It all started when Sophie, born in a suburb to Stockholm, was 14. Her stepfather taught some chords and so she found out she could write songs. "I wrote a song and it felt amazing. I didn't really think that much about what I was doing, really." Says Sophie with typically modest.

She recorded a few songs at a local studio and decided to send the demos to three record companies, with no special expectations. Soon Sony Sweden gave her a phone-call and offered her a record deal. By then she never had played in front of an audience. Sophie started to record her debut album in 1995. The album is produced and arranged by Lars Halapi, who also plays the guitar on all of the songs. Sophie’s music has been compared with such great artist as Neil Young, Van Morrison and Bob Dylan. The shimmering acoustic guitar in "Always You" bares the spirit of Neil Young and Van Morrison-like sax riffs underlines the song "A Thousand Times". "I'll See You (In Another World)" radiates the feeling of Springsteen; the song is about her stated beliefs in destiny, wisdom of life, goodness, dreams, close relationships and love. Sophie’s music also has a lot in common with singer/songwriters as Joni Mitchell and Jewel Kilcher.

It all adds up to something unique in the history of Swedish music and Sophie’s music is liked in many of the world’s different parts.

Even many Americans have taken hear music to their hearts, something that's not so strange considering that the singer/songwriter tradition originated in the US.

Swedish critics agree on that Sophie’s album is something special.

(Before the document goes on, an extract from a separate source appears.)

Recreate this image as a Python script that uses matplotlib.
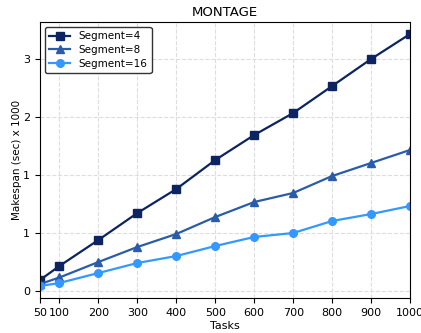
import matplotlib
matplotlib.use("Agg")
import matplotlib.pyplot as plt
from matplotlib.ticker import FormatStrFormatter

tasks = [50, 100, 200, 300, 400, 500, 600, 700, 800, 900, 1000]
seg4 = [0.133, 0.302, 0.616, 0.941, 1.231, 1.581, 1.883, 2.148, 2.474, 2.800, 3.102]
seg8 = [0.084, 0.163, 0.350, 0.531, 0.688, 0.893, 1.074, 1.183, 1.388, 1.545, 1.702]
seg16 = [0.060, 0.097, 0.217, 0.338, 0.422, 0.543, 0.652, 0.700, 0.845, 0.929, 1.026]

series = [
    ("Segment=4", seg4, "s", "#0c2461"),
    ("Segment=8", seg8, "^", "#2a5caa"),
    ("Segment=16", seg16, "o", "#3399ff"),
]

fig = plt.figure(figsize=(4.21, 3.33), dpi=100)
ax = fig.add_axes([0.095, 0.105, 0.879, 0.829])

for label, vals, marker, color in series:
    ax.plot(tasks, vals, marker=marker, color=color, label=label,
            linewidth=1.6, markersize=5.5)

ax.set_xlim(50, 1000)
ax.set_ylim(-0.085, 3.247)
ax.set_xticks(tasks)
ax.set_yticks([0, 0.7, 1.4, 2.1, 2.8])
ax.yaxis.set_major_formatter(FormatStrFormatter("%.0f"))
ax.tick_params(labelsize=8)
ax.grid(True, linestyle="--", color="#dddddd", linewidth=0.8)
ax.set_title("MONTAGE", fontsize=9.5, pad=4)
ax.set_xlabel("Tasks", fontsize=8, labelpad=2)
ax.set_ylabel("Makespan (sec) x 1000", fontsize=7.5, labelpad=1)
ax.legend(loc="upper left", fontsize=7.5, framealpha=1, edgecolor="#333333",
          handlelength=2.0, borderpad=0.4, labelspacing=0.35)

fig.savefig("out.png", dpi=100)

She was awarded a Grammy at the Swedish Grammy awards as best newcomer in 1995, she was also nominated for Best female pop singer. Her album has sold gold both in Sweden and Japan where she is very popular.

After promoting her album in the US, she finally started to work on her new album in the autumn of 1997.

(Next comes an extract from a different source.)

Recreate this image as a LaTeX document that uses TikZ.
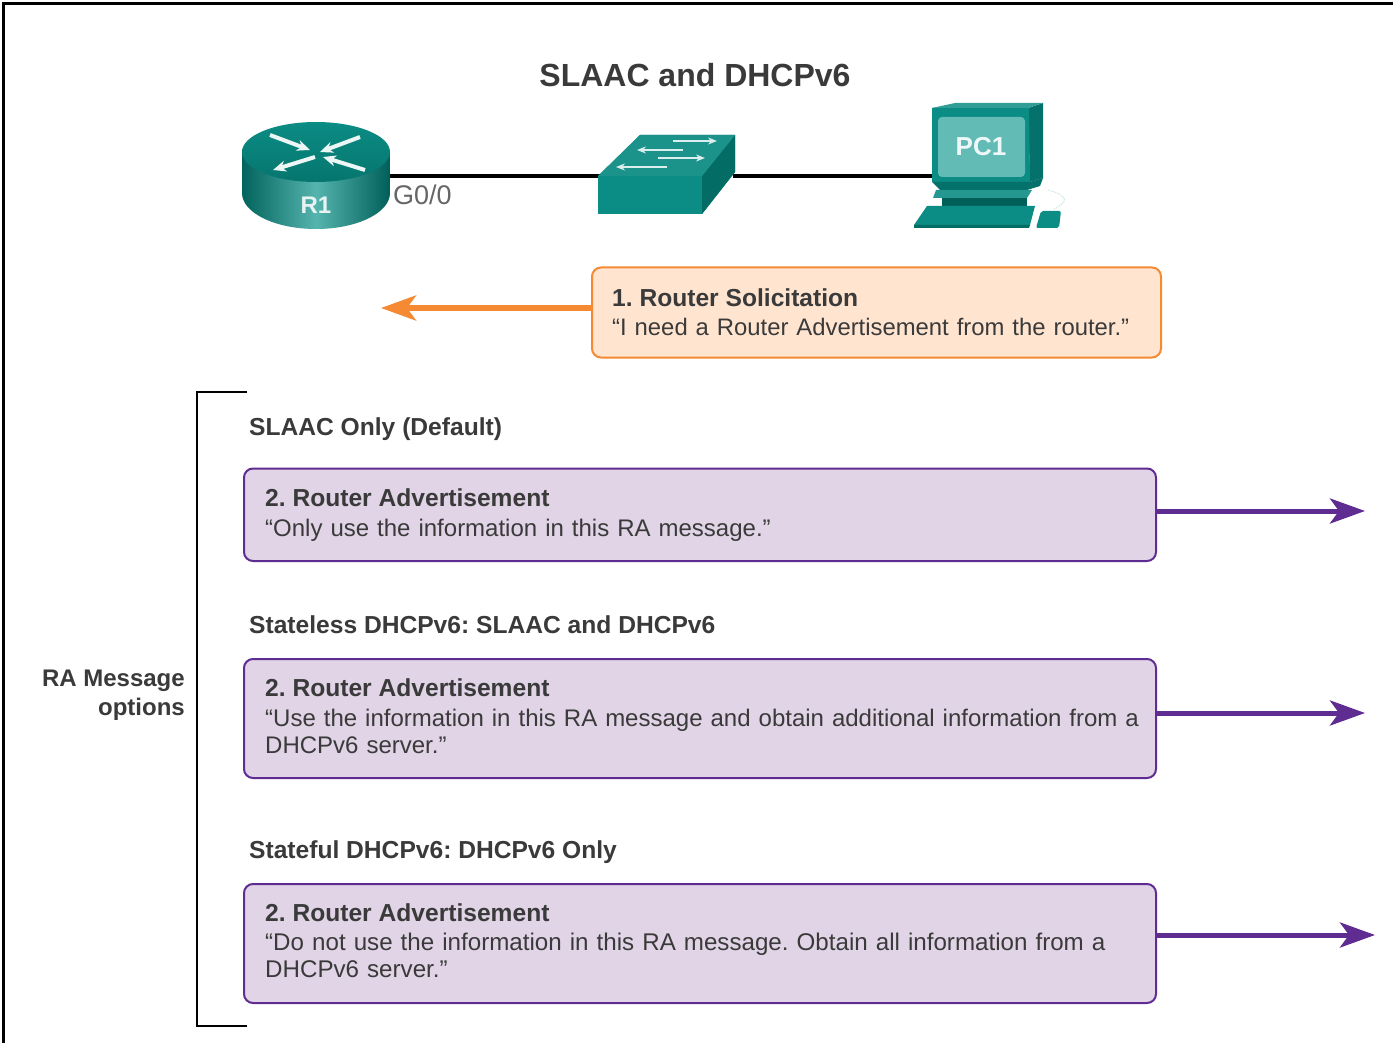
\documentclass[tikz,border=0pt]{standalone}
\usepackage{fontspec}
\setmainfont{Liberation Sans}
\usetikzlibrary{arrows.meta}
\definecolor{tealA}{HTML}{0B8C84}
\definecolor{tealB}{HTML}{0F8C84}
\definecolor{tealD}{HTML}{005F58}
\definecolor{tealL}{HTML}{63BBB6}
\definecolor{orgF}{HTML}{FFE4D0}
\definecolor{orgL}{HTML}{F58A33}
\definecolor{purF}{HTML}{E0D4E6}
\definecolor{purL}{HTML}{5F2D91}
\definecolor{txt}{HTML}{3A3A3A}
\tikzset{
 boxbase/.style={rounded corners=9pt,line width=2pt,anchor=north west,inner sep=0pt,outer sep=0pt},
 orgbox/.style={boxbase,draw=orgL,fill=orgF},
 purbox/.style={boxbase,draw=purL,fill=purF},
 msg/.style={anchor=north west,align=left,inner sep=0pt,text=txt,font=\fontsize{24}{28}\selectfont,text width=#1},
 head/.style={anchor=base west,inner sep=0pt,text=txt,font=\fontsize{24.6}{28}\selectfont\bfseries},
 link/.style={line width=4.5pt,black},
 purarrow/.style={line width=5pt,purL,-{Stealth[length=35pt,width=25pt,inset=9pt]}},
 orgarrow/.style={line width=5pt,orgL,-{Stealth[length=35pt,width=25pt,inset=9pt]}},
 bracket/.style={line width=2.5pt,black},
 whitearrow/.style={line width=4pt,white!92!tealA,-{Stealth[length=13pt,width=11pt]}},
 swarrow/.style={line width=2.2pt,white!85!tealA,-{Stealth[length=9pt,width=7pt]}},
}
\begin{document}
\frenchspacing
\begin{tikzpicture}[x=1pt,y=-1pt]
\useasboundingbox (0,0) rectangle (1393,1043);
\fill[white] (0,0) rectangle (1393,1043);
\draw[line width=2.5pt,black] (3.5,1043) -- (3.5,3.5) -- (1393,3.5);
\node[anchor=center,inner sep=0pt,text=txt,font=\fontsize{32}{36}\selectfont\bfseries] (title) at (695,75) {SLAAC and DHCPv6};

% anchors of the link
\coordinate (rport) at (388,176);
\coordinate (swl) at (600,176);
\coordinate (swr) at (733,176);
\coordinate (pcl) at (934,176);
\draw[link] (rport) -- (swl);
\draw[link] (swr) -- (pcl);

% router
\shade[left color=tealD!90!tealA,right color=tealD,middle color=tealL!85!tealA]
  (242,152) -- (242,193) arc[start angle=180,end angle=0,x radius=74,y radius=36] -- (390,152) -- cycle;
\shade[top color=tealA,bottom color=tealD!50!tealA] (316,152) ellipse[x radius=74,y radius=30];
\draw[whitearrow] (270,135) -- (310,150);
\draw[whitearrow] (360,137) -- (320,152);
\draw[whitearrow] (315,157) -- (273,170);
\draw[whitearrow] (365,170) -- (323,157);
\node[inner sep=0pt,text=white!90!tealA,font=\fontsize{24}{26}\selectfont\bfseries] (r1) at (316,205) {R1};
\node[anchor=west,inner sep=0pt,text=black!60,font=\fontsize{27}{28}\selectfont] (g00) at (393,195) {G0/0};

% switch
\fill[tealA] (598,176) -- (640,135) -- (735,135) -- (735,172) -- (702,214) -- (598,214) -- cycle;
\fill[tealD!70!tealA] (702,176) -- (735,135) -- (735,172) -- (702,214) -- cycle;
\fill[tealB!95!white] (598,176) -- (640,135) -- (735,135) -- (702,176) -- cycle;
\draw[swarrow] (673,141) -- (717,141);
\draw[swarrow] (683,150) -- (637,150);
\draw[swarrow] (658,158) -- (705,158);
\draw[swarrow] (667,167) -- (616,167);

% PC
\fill[tealD!60!tealA] (1028,108) -- (1043,103) -- (1043,178) -- (1030,182) -- cycle;
\fill[tealA] (932,108) -- (1029,108) -- (1030,182) -- (932,182) -- cycle;
\fill[tealA!85!white] (932,108) -- (955,103) -- (1043,103) -- (1028,108) -- cycle;
\fill[tealL,rounded corners=4pt] (938,117) rectangle (1025,177);
\node[inner sep=0pt,text=white!90!tealL,font=\fontsize{26}{28}\selectfont\bfseries] (pc1) at (981,147) {PC1};
\fill[tealD!60!tealA] (932,182) -- (1030,182) -- (1043,178) -- (1040,186) -- (1027,190) -- (940,190) -- cycle;
\fill[tealA!90!white] (936,190) -- (1032,190) -- (1027,198) -- (933,198) -- cycle;
\fill[tealD] (942,198) -- (1027,198) -- (1027,206) -- (942,206) -- cycle;
\fill[tealA] (927,206) -- (1035,206) -- (1030,225) -- (914,225) -- cycle;
\fill[tealD!70!tealA] (914,225) -- (1030,225) -- (1029,228) -- (914,228) -- cycle;
\fill[tealA,rounded corners=2pt] (1041,211) -- (1061,211) -- (1059,228) -- (1036,228) -- cycle;
\draw[white!75!tealA,line width=1pt,densely dotted] (1054,209) .. controls (1068,202) and (1070,196) .. (1048,190);

% solicitation
\node[orgbox,minimum width=569pt,minimum height=90pt] (sol) at (592,267.5) {};
\node[head] (solh) at (612,306) {1. Router Solicitation};
\node[msg=530pt,anchor=base west,font=\fontsize{23.85}{28}\selectfont] (solt) at (612,335) {“I need a Router Advertisement from the router.”};
\coordinate (solend) at (381,308);
\draw[orgarrow] (sol.west |- solend) -- (solend);

% bracket
\coordinate (bt) at (247,392);
\coordinate (bb) at (247,1026);
\draw[bracket] (bt) -- (197,392) -- (197,1026) -- (bb);
\node[anchor=north east,align=right,inner sep=0pt,text=txt,font=\fontsize{24}{29}\selectfont\bfseries] (ra) at (185,670) {RA Message\\options};

% section labels
\node[head] (l1) at (249,435) {SLAAC Only (Default)};
\node[head] (l2) at (249,633) {Stateless DHCPv6: SLAAC and DHCPv6};
\node[head] (l3) at (249,858) {Stateful DHCPv6: DHCPv6 Only};

% RA boxes
\node[purbox,minimum width=912pt,minimum height=92.5pt] (b1) at (244,468.5) {};
\node[head] (b1h) at (265,506) {2. Router Advertisement};
\node[msg=880pt,anchor=base west] (b1t) at (265,536) {“Only use the information in this RA message.”};

\node[purbox,minimum width=912pt,minimum height=119pt] (b2) at (244,659) {};
\node[head] (b2h) at (265,696) {2. Router Advertisement};
\node[msg=880pt,anchor=north west] (b2t) at (265,709) {“Use the information in this RA message and obtain additional information from a\\[-1pt] DHCPv6 server.”};

\node[purbox,minimum width=912pt,minimum height=119pt] (b3) at (244,884) {};
\node[head] (b3h) at (265,921) {2. Router Advertisement};
\node[msg=880pt,anchor=north west,font=\fontsize{24.15}{28}\selectfont] (b3t) at (265,933) {“Do not use the information in this RA message. Obtain all information from a\\[-1pt] DHCPv6 server.”};

\coordinate (e1) at (1365,511);
\coordinate (e2) at (1365,713);
\coordinate (e3) at (1375,935);
\draw[purarrow] (b1.east |- e1) -- (e1);
\draw[purarrow] (b2.east |- e2) -- (e2);
\draw[purarrow] (b3.east |- e3) -- (e3);
\end{tikzpicture}
\end{document}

The second album entitled "Precious Burden" came out in 1998 and showed a new side of Sophie Zelmani - her songs were still as simple and convincing but pain coloured the music in deep black shades. Top photographer Anton Corbijn shot the cover photos of the album and his dramatic pictures capture the black beauty that had by then become something of a Sophie Zelmani trademark. Since the turbulence of the first album release Sophie Zelmani has started saying no to interviews she doesn't feel like giving and she'll only go on tour for short periods of time. It just weren't her thing. She wanted to stay home in Stockholm and wanted to play music, not talk about her songs or spend her time on the road.

If the third album "Time To Kill" was the last, painful phase of a drawn-out farewell, "Sing And Dance" is perhaps the musical memory of a - emotional or physical - wound. A wound about to heal, still a bit sore. The darkness and the pain are still present, but more often expressed in the past tense than in the present. The lyrics for the deeply deranging "Gone With The Madness" - where the world, it seems, falls into pieces on the tongue of Sophie Zelmani - talks about love that goes over the top. But the madness is - if not forgotten - well gone.
Sophie writes about serious matters and she always has. Her songs will remind you of trotting horses in an American Western movie as well as of Swedish frost crunching under your soles during a long walk in the chilly autumn night.
Zelmani music is country rock as simple as it can be - voice and guitar, rums and bass, the sound of a saxophone at a distance, the sounds of a flute or violin coming in close.

- When I started writing songs for the new album I thought I wanted to do something new, something different. It didn't really turn out that way and in the end things haven't really hanged. One has to recognise one's limits and I just write a special kind of songs, that's my way of doing it.

On her new album you also can find her first duet. The song “Once”. She sang this song together with Freddie Wadling.
- I have never recorded a duet before so it was an interesting change. Freddie Wadling's voice is very sensitive and he can sing in a lot of different ways. To me, listening to him singing is really a pleasure so I do hope we make a good duet couple.

Sophie Zelmani does still write songs the way only she can; the basic grounds have stayed the same. Only working on “ Sing and Dance’ she said she has paid more attention to detail. Lars Halapi has also rearranged the Sophie Zelmani slightly - the rhythm section is more central and the silence, the pauses and breaks, have become important instruments for turning experience into musical expression. On the whole, this must be said, "Sing And Dance" is a most natural prolongation of her earlier work. This should be of no surprise; Sophie Zelmani follows a motto that has become as rare as it is sought for in the music world - she seeks consequence and consistency. Very few records keep this in mind to such a large an extent and with as much elegance as "Sing And Dance"

The 42-year old Sophie is seldom seen in TV shows or in other interviews. She prefers to let the magic of her music speak for itself. And maybe that’s the way it’s supposed to be.